As well as playing in The Marathon and the Spaghetti House, he entertains passengers in Northern Line Tube carriages. “They’re caught in a trap,” he explains, “and they can’t walk out. Until they give me their cash.”  
The son of a Pentecostal minister, Daniel was raised in a strict Christian environment in France.
Records were banned in the house, but he heard music in church – “one of those gypsy-guitar players, Django Reinhardt-style,” he says. “Immediately I wanted to play the guitar.”
He has lived in Paris, Switzerland and America, and turned to busking after The Kingsnakes – a band he formed in San Francisco in 1978 with two ex-members of cult punk outfit the Flaming Groovies – split up.
The Kingsnakes never had any hit records but toured widely. “We did everything rock stars do, even break things,” he says. “Except we didn’t have the money to pay for them.” Eventually they were signed by EMI and started making big bucks – and promptly broke up.
Daniel is now hoping for success as a solo artist.

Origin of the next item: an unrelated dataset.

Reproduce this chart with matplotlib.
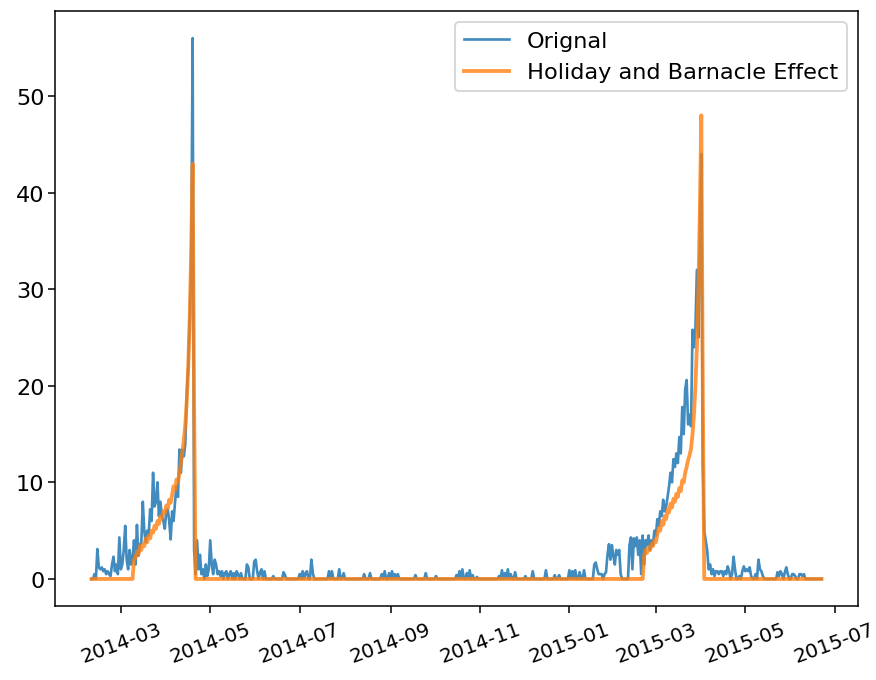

He recently supported David Gray at the Roundhouse and his debut solo album, Get Up, is due for release soon. 
But regardless of whether he hits the big time as a soloist, he says he intends to keep playing The Marathon as long as he can. 
“In Harlem, when the great jazz pioneers of the golden age, like Louis Armstrong, Duke Ellington and Ella Fitzgerald, started playing, they had residencies in clubs and restaurants seven nights a week,” says Daniel. “This type of music, whether it’s jazz, blues or popular dance music or rock and roll, works better in smaller venues.”